Effectiveness of the Relationship Enhancement® Model
The Relationship Enhancement® (RE) Model is both a brief therapy model and a psychoeducational program that employs an innovative skills-training methodology for empowering even the most distressed couples and families to resolve current and future problems on their own. Following the principles of an educational model rooted in learning therory, it accomplishes its goals by teaching a set of practical skills that enables couples and families to uncover and communicate their deepest feelings, concerns and desires, and to create solutions to problems at their deepest levels. The ten RE skills taught are: Empathic, Expressive, Discussion/Negotiation, Problem/Conflict Resolution, Facilitation, Conflict Management, Self-Change, Helping-Others Change, Generalization and Maintenance. An additional strength of RE therapy is that it equalizes power within relationships, both between genders and across generations.
Comparative studies of interventions for couples and families based on the Relationship Enhancement® (RE) Model with traditional, gestalt, behavioral, and eclectic methods involving random assignment of clients to treatments showed RE to be effective and superior to the other treatments on some or all of the attitudinal and outcome variables studied.
For example, in one of these studies, experienced eclectic marital therapists in a mental health clinic were given three days of training in RE therapy. New marital therapy clients were then randomly assigned to one of two conditions: (1) the therapist employed only his or her personally preferred pre-training marital therapy methods, or (2) the therapist employed only RE methods.

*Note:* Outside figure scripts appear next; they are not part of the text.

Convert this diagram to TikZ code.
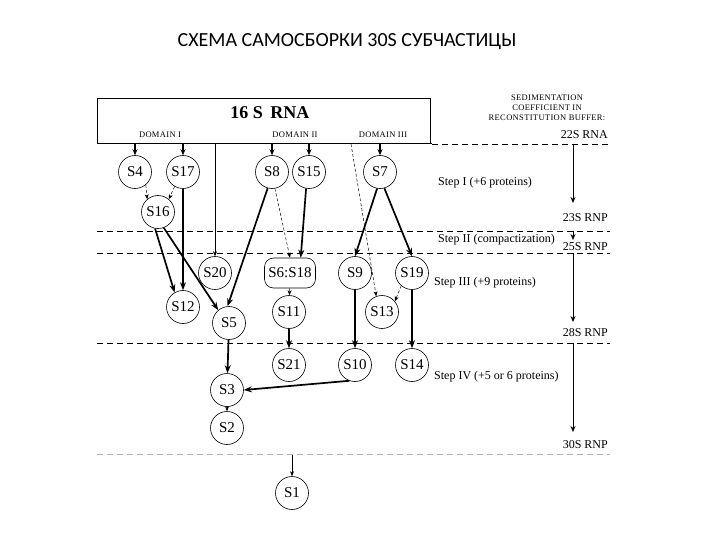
\documentclass[tikz,border=0pt]{standalone}
\usepackage{fontspec}
\setmainfont{Liberation Serif}
\newfontfamily\titlefont{Carlito}
\newfontfamily\capsfont[LetterSpace=4]{Liberation Serif}
\usetikzlibrary{arrows.meta}
\begin{document}
\begin{tikzpicture}[x=1pt,y=-1pt,
  prot/.style={circle,draw,line width=0.6pt,minimum size=33pt,inner sep=0pt,font=\fontsize{15}{15}\selectfont},
  protbox/.style={rounded corners=9pt,draw,line width=0.6pt,minimum width=51pt,minimum height=30pt,inner sep=0pt,font=\fontsize{15}{15}\selectfont},
  strong/.style={line width=1.7pt,-{Stealth[length=8pt,width=6pt]}},
  weak/.style={line width=0.5pt,dashed,dash pattern=on 3pt off 2pt,-{Stealth[length=5pt,width=4pt]}},
  thinline/.style={line width=0.5pt,-{Stealth[length=5pt,width=4pt]}},
  level/.style={line width=0.8pt,dash pattern=on 6pt off 4pt},
  rarrow/.style={line width=0.8pt,-{Stealth[length=6pt,width=5pt]}},
  steplab/.style={anchor=west,font=\fontsize{12}{12}\selectfont,inner sep=0pt},
  sedlab/.style={anchor=east,font=\fontsize{12}{12}\selectfont,inner sep=0pt},
  caplab/.style={font=\capsfont\fontsize{8.5}{8.5}\selectfont,inner sep=0pt}
]
\useasboundingbox (0,0) rectangle (720,540);
\fill[white] (0,0) rectangle (720,540);

% title
\node[font=\titlefont\fontsize{20}{20}\selectfont] (title) at (347,42) {СХЕМА САМОСБОРКИ 30S СУБЧАСТИЦЫ};

% RNA box
\draw[line width=0.8pt] (97,98) -- (430,98);
\draw[line width=0.4pt] (430,98) -- (430,144);
\draw[line width=0.4pt] (97,98) -- (97,144);
\draw[line width=1pt] (97,144) -- (432,144);
\node[font=\bfseries\fontsize{18}{18}\selectfont] (rna) at (270,113) {16 S\, RNA};
\node[caplab] (d1) at (160,135) {DOMAIN I};
\node[caplab] (d2) at (295,135) {DOMAIN II};
\node[caplab] (d3) at (383,135) {DOMAIN III};

% level lines
\draw[level] (432,144) -- (610,144);
\draw[level] (97,231) -- (610,231);
\draw[level] (97,253) -- (610,253);
\draw[level] (97,343) -- (610,343);
\draw[level,gray!60] (97,454) -- (610,454);

% right column
\node[caplab,align=center,font=\capsfont\fontsize{8.5}{10}\selectfont] (sed) at (547,108) {SEDIMENTATION\\COEFFICIENT IN\\RECONSTITUTION BUFFER:};
\node[sedlab] (s22) at (608,135) {22S RNA};
\node[sedlab] (s23) at (608,218) {23S RNP};
\node[sedlab] (s25) at (608,247) {25S RNP};
\node[sedlab] (s28) at (608,333) {28S RNP};
\node[sedlab] (s30) at (608,445) {30S RNP};
\coordinate (a1) at (573,144);
\coordinate (a1e) at (573,203);
\coordinate (a2) at (573,231);
\coordinate (a2e) at (573,240);
\coordinate (a3) at (573,253);
\coordinate (a3e) at (573,322);
\coordinate (a4) at (573,343);
\coordinate (a4e) at (573,432);
\draw[rarrow] (a1) -- (a1e);
\draw[rarrow] (a2) -- (a2e);
\draw[rarrow] (a3) -- (a3e);
\draw[rarrow] (a4) -- (a4e);

\node[steplab] (st1) at (438,183) {Step I (+6 proteins)};
\node[steplab] (st2) at (438,240) {Step II (compactization)};
\node[steplab] (st3) at (434,283) {Step III (+9 proteins)};
\node[steplab] (st4) at (434,377) {Step IV (+5 or 6 proteins)};

% proteins
\node[prot] (S4) at (135,172) {S4};
\node[prot] (S17) at (183,172) {S17};
\node[prot] (S16) at (158,212) {S16};
\node[prot] (S8) at (272,172) {S8};
\node[prot] (S15) at (309,172) {S15};
\node[prot] (S7) at (380,172) {S7};
\node[prot] (S20) at (215,273) {S20};
\node[protbox] (S618) at (290,273) {S6:S18};
\node[prot] (S9) at (355,273) {S9};
\node[prot] (S19) at (412,273) {S19};
\node[prot] (S12) at (183,307) {S12};
\node[prot] (S5) at (229,323) {S5};
\node[prot] (S11) at (289,312) {S11};
\node[prot] (S13) at (382,312) {S13};
\node[prot] (S21) at (289,365) {S21};
\node[prot] (S10) at (355,365) {S10};
\node[prot] (S14) at (412,365) {S14};
\node[prot] (S3) at (227,390) {S3};
\node[prot] (S2) at (227,428) {S2};
\node[prot] (S1) at (292,493) {S1};

% from RNA
\coordinate (r4) at (135,144);
\coordinate (r17) at (183,144);
\coordinate (r8) at (272,144);
\coordinate (r15) at (309,144);
\coordinate (r7) at (380,144);
\coordinate (r20) at (215,144);
\coordinate (r13) at (351,144);
\draw[line width=1.4pt,-{Stealth[length=6pt,width=5pt]}] (r4) -- (S4);
\draw[line width=1.4pt,-{Stealth[length=6pt,width=5pt]}] (r17) -- (S17);
\draw[line width=1.4pt,-{Stealth[length=6pt,width=5pt]}] (r8) -- (S8);
\draw[line width=1.4pt,-{Stealth[length=6pt,width=5pt]}] (r15) -- (S15);
\draw[line width=1.4pt,-{Stealth[length=6pt,width=5pt]}] (r7) -- (S7);
\draw[thinline] (r20) -- (S20);
\draw[weak] (r13) -- (S13.110);

% interactions
\draw[weak] (S4.-50) -- (S16.130);
\draw[weak] (S17.-120) -- (S16.50);
\draw[strong] (S17) -- (S12);
\draw[strong] (S16.-100) -- (S12.120);
\draw[strong] (S16.-70) -- (S5.130);
\draw[strong] (S8.-105) -- (S5.95);
\draw[weak] (S8.-80) -- (S618.north);
\draw[strong] (S15.-100) -- (S618.55);
\draw[strong] (S7.-100) -- (S9.north);
\draw[strong] (S7.-75) -- (S19.north);
\draw[weak] (S19.-130) -- (S13.40);
\draw[weak] (S618) -- (S11);
\draw[strong] (S11) -- (S21);
\draw[strong] (S9) -- (S10);
\draw[strong] (S19) -- (S14);
\draw[strong] (S5) -- (S3);
\draw[strong] (S10.-110) -- (S3.east);
\draw[weak] (S3) -- (S2);
\coordinate (c1) at (292,455);
\draw[thinline] (c1) -- (S1);
\end{tikzpicture}
\end{document}
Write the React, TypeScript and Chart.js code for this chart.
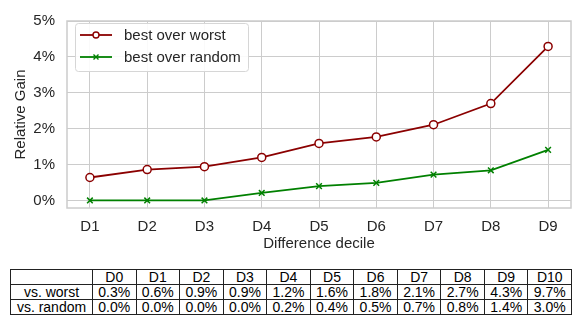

After ten weeks, the gains of the RE clients were significantly greater on all variables studied: communication, the general quality of their relationship, and marital adjustment.
In an award-winning, meta-analytic study involving thousands of couples and over a dozen approaches, RE clients showed far more powerful improvement effects than clients in any of the other interventions for couples or families with which it was compared.
Maintenance of client gains also have been excellent. For example, six-months after terminating, parents and adolescents in an RE program showed significantly greater gains in the quality of their relationship and all other areas studied than those who experienced a more traditional approach.